# TASK GOAL
Return only the lines from the top of the data down to the one that holds "const ticksAy = [-50,-40,-30,-20,-10,0,10,20,30,40,50];", both included, without any pictures.

# INFORMATION SUPPLIED
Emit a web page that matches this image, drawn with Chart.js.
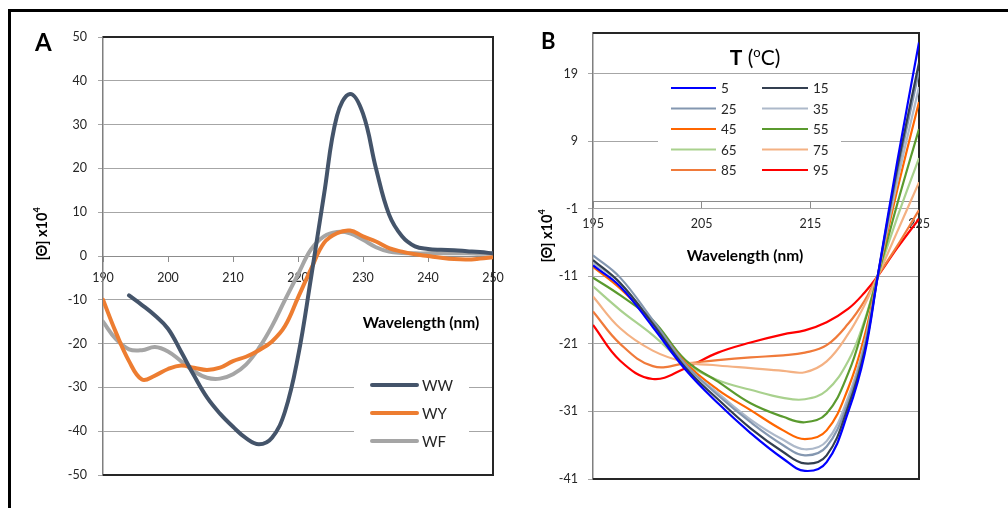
<!DOCTYPE html>
<html><head><meta charset="utf-8">
<script src="https://cdn.jsdelivr.net/npm/chart.js@4.4.1/dist/chart.umd.min.js"></script>
<style>
html,body{margin:0;padding:0;background:#fff;width:1008px;height:508px;overflow:hidden;}
#frame{position:absolute;left:8px;top:9px;width:1010px;height:510px;border-top:3px solid #000;border-left:3px solid #000;}
canvas{position:absolute;left:0;top:0;}
</style></head><body>
<div id="frame"></div>
<canvas id="ca" width="1008" height="508"></canvas>
<canvas id="cb" width="1008" height="508"></canvas>
<script>
// ---------- Panel A data ----------
const wlA = [190,192,194,196,198,200,202,204,206,208,210,212,214,216,218,220,222,224,226,228,230,232,234,236,238,240,242,244,246,248,250];
const WW  = [null,null,-9,-11.2,-13.6,-16.6,-21.8,-27.3,-32.3,-36,-39,-41.6,-43,-41.5,-35.5,-23,-5,14,32,37,32.5,20,9.5,4.5,2.2,1.6,1.4,1.3,1.1,0.9,0.6];
const WY  = [-10,-17.5,-24,-28.2,-27.3,-25.8,-25,-25.5,-26,-25.5,-24,-23,-21.5,-19.5,-16,-9.5,-3,3,5.2,5.8,4.5,3.3,1.8,1,0.4,0,-0.4,-0.7,-0.8,-0.6,-0.3];
const WF  = [-15,-19,-21.3,-21.5,-20.8,-21.8,-24,-26.3,-27.8,-28,-27,-24.8,-21,-16,-10,-4.2,1.5,4.5,5.5,5.2,3.7,2,1,0.7,0.6,0.6,0.6,0.6,0.6,0.5,0.5];
const ticksAx = [190,200,210,220,230,240,250];
const ticksAy = [-50,-40,-30,-20,-10,0,10,20,30,40,50];

// ---------- Panel B data ----------
const wlB = [195,197.5,200.5,203.5,206.5,209.5,212.5,214.5,216.5,218.5,220,221.2,223,225];
const temps = ['5','15','25','35','45','55','65','75','85','95'];
const T5  = [-9.4,-12.5,-18.5,-24.8,-29.8,-34.2,-38,-39.8,-38.5,-31,-22.5,-11,6,23.6];
const T15 = [-8.6,-12,-18,-24.5,-29.2,-33.5,-37,-38.7,-37.5,-30.2,-22,-11,5,20.6];
const T25 = [-7.9,-11.2,-17.5,-24,-28.6,-32.6,-36,-37.5,-36.2,-29.5,-21.3,-11,4.2,19.4];
const T35 = [-9,-12,-18,-24.2,-28.3,-32.2,-35.2,-36.6,-35.4,-28.8,-20.8,-11,3,17];
const T45 = [-9.6,-12.8,-17.8,-23.8,-27.8,-30.8,-33.8,-35.1,-33.8,-27.5,-19.8,-11,1.8,14.8];
const T55 = [-11.2,-13.8,-17.5,-23.4,-26.6,-29.8,-31.8,-32.6,-31.3,-25.3,-17.8,-11,-0.3,10.8];
const T65 = [-12.5,-16,-19.7,-23.9,-26.4,-27.8,-29,-29.2,-27.9,-23.5,-17.5,-11,-2.3,6.5];
const T75 = [-14,-18.7,-22,-23.7,-24.2,-24.6,-25,-25.2,-23.6,-19.5,-15.2,-11,-4.4,2.9];
const T85 = [-16.2,-21,-24.3,-23.9,-23.4,-23,-22.7,-22.3,-21.2,-18,-14.6,-11,-6.5,-1.2];
const T95 = [-18.2,-23.5,-26.2,-24.6,-22.3,-20.8,-19.6,-19,-17.8,-15.8,-13.4,-11,-6.8,-2.5];
const ticksBx = [195,205,215,225];
const ticksBy = [-41,-31,-21,-11,-1,9,19];

const colA = ['#44546A','#ED7D31','#A5A5A5'];
const colB = ['#0000FF','#333F50','#8497B0','#ADB9CA','#FF6600','#5A9A2E','#A9D18E','#F4B183','#F07A3A','#FF0000'];

const FONT = 'Lato, "Open Sans", sans-serif';
const pts = (xs, ys) => xs.map((x,i)=>({x:x, y:ys[i]})).filter(p=>p.y!==null);

function supText(ctx, x, y, parts){
  let cx = x;
  parts.forEach(p=>{ctx.font=p.font; ctx.fillText(p.t, cx, y+(p.dy||0)); cx += ctx.measureText(p.t).width;});
}
function widthOf(ctx, parts){let w=0; parts.forEach(p=>{ctx.font=p.font; w+=ctx.measureText(p.t).width;}); return w;}
function yTitle(ctx, cx, cy){
  const parts=[{t:'[Θ] x10',font:'bold 14.5px '+FONT},{t:'4',font:'bold 9px '+FONT,dy:-5}];
  ctx.save(); ctx.translate(cx,cy); ctx.rotate(-Math.PI/2);
  ctx.fillStyle='#000'; ctx.textBaseline='middle'; ctx.textAlign='left';
  const w=widthOf(ctx,parts); supText(ctx,-w/2,0,parts); ctx.restore();
}
function plotBorder(chart){
  const {ctx, chartArea:a} = chart;
  ctx.save(); ctx.strokeStyle='#262626'; ctx.lineWidth=2;
  ctx.beginPath(); ctx.moveTo(a.left,a.top); ctx.lineTo(a.right,a.top); ctx.lineTo(a.right,a.bottom); ctx.lineTo(a.left,a.bottom); ctx.stroke();
  ctx.restore();
}

const decoA = {
  id:'decoA',
  beforeDatasetsDraw(chart){ plotBorder(chart); },
  afterDraw(chart){
    const ctx=chart.ctx; ctx.save();
    ctx.fillStyle='#000'; ctx.textBaseline='alphabetic'; ctx.textAlign='left';
    ctx.font='bold 24px '+FONT; ctx.fillText('A',35,51);
    ctx.font='bold 15.5px '+FONT; ctx.textAlign='center'; ctx.textBaseline='middle';
    ctx.fillText('Wavelength (nm)',421,323);
    yTitle(ctx,42,234);
    ctx.fillStyle='#fff'; ctx.fillRect(354,368,115,87);
    const names=chart.data.datasets.map(d=>d.label);
    names.forEach((n,i)=>{
      const y=385+i*28;
      ctx.strokeStyle=colA[i]; ctx.lineWidth=4; ctx.lineCap='round';
      ctx.beginPath(); ctx.moveTo(372,y); ctx.lineTo(417,y); ctx.stroke();
      ctx.fillStyle='#262626'; ctx.font='15px '+FONT; ctx.textAlign='left'; ctx.textBaseline='middle';
      ctx.fillText(n,422,y+1);
    });
    ctx.restore();
  }
};

const decoB = {
  id:'decoB',
  beforeDatasetsDraw(chart){ plotBorder(chart); },
  afterDraw(chart){
    const ctx=chart.ctx; ctx.save();
    ctx.fillStyle='#000'; ctx.textBaseline='alphabetic'; ctx.textAlign='left';
    ctx.font='bold 22px '+FONT; ctx.fillText('B',541,49);
    ctx.font='bold 15.5px '+FONT; ctx.textAlign='center'; ctx.textBaseline='middle';
    ctx.fillText('Wavelength (nm)',745,256);
    yTitle(ctx,547,236);
    ctx.fillStyle='#fff'; ctx.fillRect(658,79,183,110);
    const tp=[{t:'T',font:'bold 21px '+FONT},{t:' (',font:'21px '+FONT},{t:'o',font:'13px '+FONT,dy:-8},{t:'C)',font:'21px '+FONT}];
    ctx.fillStyle='#000'; ctx.textAlign='left'; ctx.textBaseline='alphabetic';
    const w=widthOf(ctx,tp); supText(ctx,755-w/2,65,tp);
    chart.data.datasets.forEach((d,i)=>{
      const col=i%2, row=Math.floor(i/2);
      const y=88+row*20.5;
      const x0= col===0?671:762, x1= col===0?716:808;
      ctx.strokeStyle=d.borderColor; ctx.lineWidth=2.2; ctx.lineCap='butt';
      ctx.beginPath(); ctx.moveTo(x0,y); ctx.lineTo(x1,y); ctx.stroke();
      ctx.fillStyle='#262626'; ctx.font='13.5px '+FONT; ctx.textAlign='left'; ctx.textBaseline='middle';
      ctx.fillText(d.label, x1+5, y+1);
    });
    ctx.restore();
  }
};

const tickFont = {family:FONT, size:12.5};

new Chart(document.getElementById('ca'), {
  type:'line',
  data:{datasets:[
    {label:'WW', data:pts(wlA,WW), borderColor:colA[0], borderWidth:4},
    {label:'WY', data:pts(wlA,WY), borderColor:colA[1], borderWidth:4},
    {label:'WF', data:pts(wlA,WF), borderColor:colA[2], borderWidth:4}
  ]},
  options:{
    responsive:false, animation:false, events:[],
    elements:{point:{radius:0}, line:{tension:0.4, borderCapStyle:'round'}},
    layout:{padding:{left:53, top:37, right:515, bottom:33}},
    plugins:{legend:{display:false}, tooltip:{enabled:false}},
    scales:{
      x:{type:'linear', min:190, max:250, position:{y:0},
         afterBuildTicks(s){ s.ticks = ticksAx.map(v=>({value:v})); },
         ticks:{color:'#262626', font:tickFont, padding:9, maxRotation:0},
         grid:{drawOnChartArea:false, tickLength:5, color:'#8c8c8c'},
         border:{color:'#8c8c8c', width:1}},
      y:{type:'linear', min:-50, max:50,
         afterBuildTicks(s){ s.ticks = ticksAy.map(v=>({value:v})); },
         afterFit(s){ s.width = 50; },
         ticks:{color:'#262626', font:tickFont, padding:11},
         grid:{color:'#a6a6a6', tickLength:5},
         border:{color:'#7f7f7f', width:1.5}}
    }
  },
  plugins:[decoA]
});

const seriesB=[T5,T15,T25,T35,T45,T55,T65,T75,T85,T95];
new Chart(document.getElementById('cb'), {
  type:'line',
  data:{datasets: seriesB.map((s,i)=>({label:temps[i], data:pts(wlB,s), borderColor:colB[i], borderWidth:2.2}))},
  options:{
    responsive:false, animation:false, events:[],
    elements:{point:{radius:0}, line:{tension:0.4}},
    layout:{padding:{left:543, top:33, right:89, bottom:29}},
    plugins:{legend:{display:false}, tooltip:{enabled:false}},
    scales:{
      x:{type:'linear', min:195, max:225, position:{y:0},
         afterBuildTicks(s){ s.ticks = ticksBx.map(v=>({value:v})); },
         ticks:{color:'#262626', font:tickFont, padding:9, maxRotation:0},
         grid:{drawOnChartArea:false, tickLength:6, color:'#8c8c8c'},
         border:{color:'#8c8c8c', width:1}},
      y:{type:'linear', min:-41, max:25,
         afterBuildTicks(s){ s.ticks = ticksBy.map(v=>({value:v})); },
         afterFit(s){ s.width = 50; },
         ticks:{color:'#262626', font:tickFont, padding:10},
         grid:{color:'#a6a6a6', tickLength:5},
         border:{color:'#7f7f7f', width:1.5}}
    }
  },
  plugins:[decoB]
});
</script>
</body></html>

# WRITTEN ANSWER
Emit a web page that matches this image, drawn with Chart.js.
<!DOCTYPE html>
<html><head><meta charset="utf-8">
<script src="https://cdn.jsdelivr.net/npm/chart.js@4.4.1/dist/chart.umd.min.js"></script>
<style>
html,body{margin:0;padding:0;background:#fff;width:1008px;height:508px;overflow:hidden;}
#frame{position:absolute;left:8px;top:9px;width:1010px;height:510px;border-top:3px solid #000;border-left:3px solid #000;}
canvas{position:absolute;left:0;top:0;}
</style></head><body>
<div id="frame"></div>
<canvas id="ca" width="1008" height="508"></canvas>
<canvas id="cb" width="1008" height="508"></canvas>
<script>
// ---------- Panel A data ----------
const wlA = [190,192,194,196,198,200,202,204,206,208,210,212,214,216,218,220,222,224,226,228,230,232,234,236,238,240,242,244,246,248,250];
const WW  = [null,null,-9,-11.2,-13.6,-16.6,-21.8,-27.3,-32.3,-36,-39,-41.6,-43,-41.5,-35.5,-23,-5,14,32,37,32.5,20,9.5,4.5,2.2,1.6,1.4,1.3,1.1,0.9,0.6];
const WY  = [-10,-17.5,-24,-28.2,-27.3,-25.8,-25,-25.5,-26,-25.5,-24,-23,-21.5,-19.5,-16,-9.5,-3,3,5.2,5.8,4.5,3.3,1.8,1,0.4,0,-0.4,-0.7,-0.8,-0.6,-0.3];
const WF  = [-15,-19,-21.3,-21.5,-20.8,-21.8,-24,-26.3,-27.8,-28,-27,-24.8,-21,-16,-10,-4.2,1.5,4.5,5.5,5.2,3.7,2,1,0.7,0.6,0.6,0.6,0.6,0.6,0.5,0.5];
const ticksAx = [190,200,210,220,230,240,250];
const ticksAy = [-50,-40,-30,-20,-10,0,10,20,30,40,50];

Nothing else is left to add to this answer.